A l'époque de "Blinkende Lygter", Anders Thomas Jensen n'avait pas encore montré ses talents de scénariste. Susanne Bier n'avait pas encore réalisé "Open Hearts", ni "After the Wedding" ; "Les Bouchers Verts" et "Adam's Apple" n'étaient pas encore sur les rails. Nous faisions donc face aux prémisses de son écriture et de sa réalisation. Et déjà son univers se distingue.
Comme nombre de réalisateurs scandinaves, Jensen créé une densité scénaristique à travers ses personnages en leur donnant une existence propre. Au détour d'une conversation, il serait possible de parler d'eux, d'évoquer leurs histoires, leur passé, de donner des pistes explicatives de leurs comportements, de les faire exister en dehors du film. "Blinkende Lygter" distingue l'entité de quatre personnes, réunies par la complexité de leur passif et leur envie de progrès. L'histoire de ces quatre brigands en fuite n'a pas grande importance en elle-même, servant surtout de support à l'évolution de ces êtres et au récit de leur amitié. On le saura plus tard, la loyauté et les liens amicaux sont des valeurs essentielles pour le réalisateur. Ce même qui n'hésite jamais à faire sortir Mads Mikkelsen de ses rôles de bellâtre, de le grimer au point de le rendre crasseux, presque écœurant, lui permettant alors de fournir quelques unes de ses plus belles performances. Car un lien s'installe entre Nikolaj Lie Kaas et lui. Une symbiose d'expression qui se joue sur les regards et la proximité, transposant un simple jeu d'acteur à une relation tenace et incontestable.
Mise à part une direction d'acteur exemplaire, Jensen propose une mise en scène à la symbolique forte et limpide. Pour autant, pas question pour lui de transvaser sa consistance dans des plans iconiques, ni de flécher son parcours pour offrir une meilleure compréhension au spectateur. Il laisse libre court à son idée en laissant à chacun la possibilité d'interpréter ou non ses images, tout en s’émancipant d'une mise en scène léchée et esthétisée que l'on pourrait qualifier de "belle". Bien au contraire, Jensen est amoureux du laid. Chaque instant de beauté de "Blinkende Lygter" se laisse désamorcer par la laideur. Oh que la mer est belle, encore plus lorsque tu marches sur des enfances avortées, un peu comme cet écureuil que l'on préfère mort. On y retrace la futilité de la vie, cette manière dont les émotions ne peuvent se contenter d'un positivisme ambiant, l'homme est fait de cette dualité entre bien et mal, laid et beau.
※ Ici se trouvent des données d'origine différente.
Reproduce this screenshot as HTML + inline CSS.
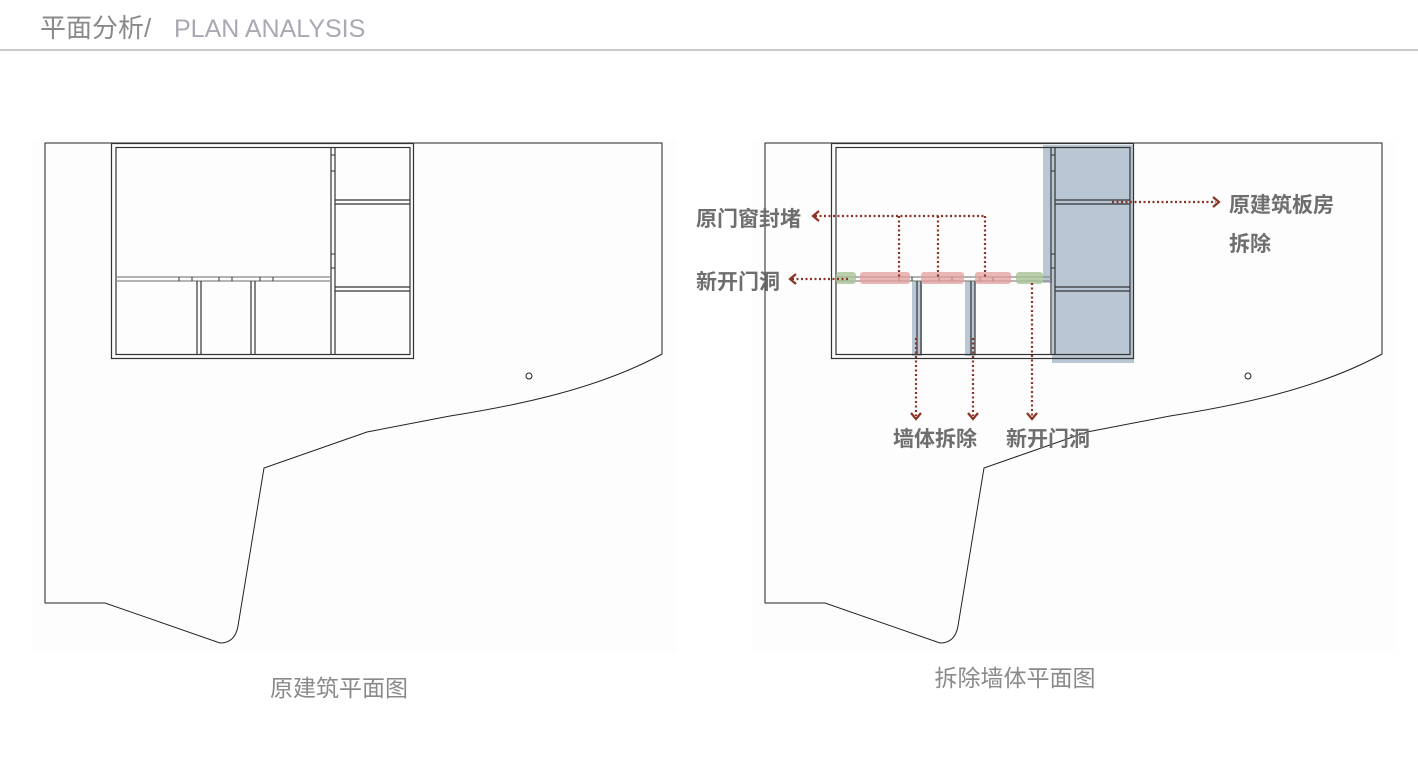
<!DOCTYPE html>
<html><head><meta charset="utf-8"><style>
html,body{margin:0;padding:0;background:#fff;width:1418px;height:764px;overflow:hidden}
svg{display:block}
</style></head><body>
<svg width="1418" height="764" viewBox="0 0 1418 764" xmlns="http://www.w3.org/2000/svg" font-family="'Liberation Sans','Noto Sans CJK SC',sans-serif">
<text x="40" y="37" font-size="26" fill="#8a8a8a">平面分析/</text>
<text x="174" y="37" font-size="25" fill="#a9a9b4" font-weight="300">PLAN ANALYSIS</text>
<line x1="0" y1="50" x2="1418" y2="50" stroke="#aaa" stroke-width="1.2"/>
<rect x="33" y="140" width="643" height="512" fill="#fdfdfd"/>
<rect x="752" y="140" width="643" height="512" fill="#fdfdfd"/>

<defs>
<g id="site">
<path d="M45,143 H662 V354 C600,388 520,405 450,416 L367,432 L264,468 L238,626 Q235,643 220,643 L105,603 H45 Z" fill="none" stroke="#222" stroke-width="1"/>
</g>
<g id="bld" fill="none" stroke="#333" stroke-width="1.2">
<rect x="111.5" y="143.5" width="302" height="215"/>
<rect x="116" y="147.5" width="294" height="207"/>
<line x1="331" y1="148" x2="331" y2="355"/><line x1="335" y1="148" x2="335" y2="355"/>
<line x1="116" y1="277" x2="331" y2="277" stroke="#888"/><line x1="116" y1="281" x2="331" y2="281" stroke="#888"/>
<line x1="335" y1="200" x2="410" y2="200"/><line x1="335" y1="204" x2="410" y2="204"/>
<line x1="335" y1="287" x2="410" y2="287"/><line x1="335" y1="291" x2="410" y2="291"/>
<line x1="197" y1="281" x2="197" y2="355"/><line x1="201" y1="281" x2="201" y2="355"/>
<line x1="251" y1="281" x2="251" y2="355"/><line x1="255" y1="281" x2="255" y2="355"/>
<path d="M179,277v4M192,277v4M219,277v4M232,277v4M260,277v4M273,277v4M331,155h4M331,171h4M331,254h4M331,268h4" stroke-width="1"/>
</g>
</defs>

<use href="#site"/>
<use href="#bld"/>
<circle cx="529" cy="376" r="3" fill="none" stroke="#222"/>

<rect x="1043" y="145" width="91" height="138" fill="#b9c7d4"/>
<rect x="1052" y="145" width="82" height="218" fill="#b9c7d4"/>
<rect x="912" y="281" width="10" height="75" fill="#b9c7d4"/>
<rect x="965" y="281" width="10" height="75" fill="#b9c7d4"/>
<g transform="translate(720,0)"><use href="#site"/><use href="#bld"/></g>
<circle cx="1248" cy="376" r="3" fill="none" stroke="#222"/>
<rect x="836" y="272" width="20" height="12" rx="3" fill="#a9c296" opacity="0.8"/>
<rect x="1016" y="272" width="27" height="12" rx="3" fill="#a9c296" opacity="0.8"/>
<rect x="860" y="272" width="50" height="12" rx="3" fill="#e49e9e" opacity="0.75"/>
<rect x="921" y="272" width="43" height="12" rx="3" fill="#e49e9e" opacity="0.75"/>
<rect x="975" y="272" width="36" height="12" rx="3" fill="#e49e9e" opacity="0.75"/>

<g stroke="#8b3322" stroke-width="2.2" stroke-dasharray="2,2.5" fill="none">
<path d="M815,216 H985 M899,216 V278 M938,216 V278 M985,216 V278"/>
<path d="M792,279 H850"/>
<path d="M1112,202 H1216"/>
<path d="M916,338 V416 M973,338 V416 M1032,283 V416"/>
</g>
<g stroke="#8b3322" stroke-width="2.2" fill="none">
<path d="M819,211 L813,216 L819,221"/>
<path d="M796,274 L790,279 L796,284"/>
<path d="M1213,197 L1219,202 L1213,207"/>
<path d="M911,413 L916,419 L921,413 M968,413 L973,419 L978,413 M1027,413 L1032,419 L1037,413"/>
</g>
<g font-size="21" fill="#6e6e6e" font-weight="bold">
<text x="696" y="226">原门窗封堵</text>
<text x="696" y="289">新开门洞</text>
<text x="1229" y="212">原建筑板房</text>
<text x="1229" y="251">拆除</text>
<text x="893" y="446">墙体拆除</text>
<text x="1006" y="446">新开门洞</text>
</g>
<text x="339" y="696" font-size="23" fill="#8a8a8a" text-anchor="middle">原建筑平面图</text>
<text x="1015" y="686" font-size="23" fill="#8a8a8a" text-anchor="middle">拆除墙体平面图</text>
</svg>
</body></html>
Pas de raison donc de jouer avec les lumières, les couleurs, les textures. La réalité se suffit, et la réalité est grise. Les montées émotionnelles s'accompagnent de musique, brusquement brisée par le silence, la violence du concret. Jensen est cynique, on le devine. Il l'est uniquement par son décalage entre ce que l'on attend d'un film et ce qu'il nous présente. Car là où certains chaloupent à travers des dialogues romancés, lui se contente de faire interagir les situations entre elles, sans que l'on puisse se douter de celle qui viendra ensuite. Là où l'absurde se profile habituellement à travers des comédies, le cinéaste l'inclut dans des drames. Bien que ses films soient souvent estampillés de la mention "comédie", on en est loin, on rit jaune, nerveux et gênés.
Jensen retire de sa mise en scène tout effort et artifice, cette tendance au plan fixe sans cadrage calculé est sans doute le seul manque que l'on peut attribuer à l'artiste tant tout le reste est fluide, cohérent dans son esprit, novateur et original. C'est sans prétention qu'il nous présente l'histoire de cette renaissance, construite avec le cœur et l'âme, qui s'inscrit comme la plus sincère de ses œuvres à ce jour.